The process of reconstruction can add irrelevant and misleading information to the original event, making new pictures of our past reality each time we trigger and recall them. Depending on the situation in which we try to remember something, our brain can take a wrong path and end up with a wrong set of pieces to build a past experience.

I would not go so far as to say that we can barely trust our brain storage system, but next time you want to remember something, think about the possibility of taking your memories with a pinch of salt and, if you have your smartphone, take a picture. It is worth a thousand memories.

Thought #42. Crocodile tears.

Crying emotional tears is a strange quirk of humankind. Sometime during the early development of the species, our ancestors had to contrive ways to express emotions in response to new forms of social interaction. However, social traits have been widely and deeply observed among other animal species and yet shedding emotional tears is considered uniquely human, making it so far impossible to reveal the mystery over why others animals do not show emotions using their lacrimal gland.

Apparently, this unique feature could be one of the answers to my dearest question: what makes us human. We are used to witnessing impressive emotional displays involving the act of crying. Despite being generally attached to sadness or sorrow, our ability to weep tears goes beyond these bounds. Angry tears can fill someone’s eyes when an upsetting situation is confronted. Similarly, bitter tears are suitable for disappointments. We even have invented the glamorous happy tears, especially reserved for great moments. The crocodile tears are aimed to make the viewer misleadingly react, which could be tantamount to the popular insincere smile.

Streams of tears have flooded our planet since time immemorial. Genuinely or not, we cannot deny that crying is a powerful tool to convey outward messages. Luckily, modern societies have positively evolved into a social system in which this communicative tool can be used not only by children and women but also by boys and men. But we must be able to turn away and hide tears because crying is also part of our intimacy and sometimes, the mere presence of a single tear rolling slowly down your cheek can make people willing to stop you by making the well-known and telltale “please, don’t cry” statement. I would go so far as to say that sometimes I love tears in my eyes, I need them all around but, I prefer to shed them in private. I cannot stand being told to stop crying. Emotions make us human.

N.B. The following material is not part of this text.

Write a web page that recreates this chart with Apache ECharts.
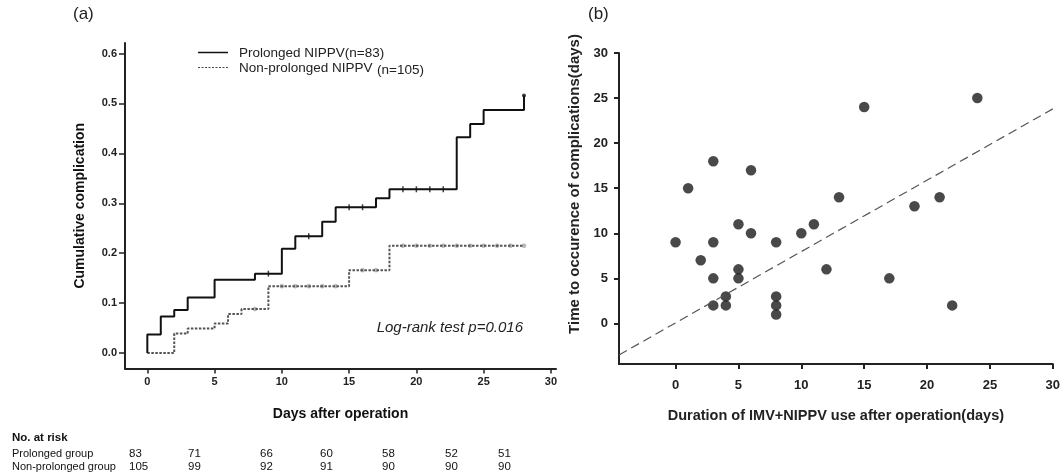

Thought #41. Look on the bright side.

However hard you try, nothing seems to work. This is a situation which may sound all too familiar to most of people. When we find ourselves on the horns of a dilemma, especially when there are too many clouds on the horizon, it is challenging to make the right choice. A dilemma normally involves two equally undesirable alternatives. And still, if you look on the bright side, the fact of having the choice is by itself something good enough.

How we learn to make conscious decisions is probably the crucial question. In order to broaden your experience in the art of decision-making, take into account that fear is the worst enemy. Fear of change, particularly, has been broadly studied by psychologists and researchers all over the world. I would say that we normally tend to exaggerate the importance of our own dilemmas. Inwardly, it may seem the most important ones but, if you openly share your problem with, for example, a friend, a new point of view could melt your niggling worries.

Coldly considering the action of making decisions can improve the chances of success. You can weigh your alternatives, but most importantly, you must let your hair down and try to wind down. A put off decision is better than a hastily made. Sometimes, however hard you try, nothing will work until you manage to stand back from your quandary. This little space between you and your problems might be enough to discover some overlooked facts that could tip the balance firmly in favour of an apparently worse choice.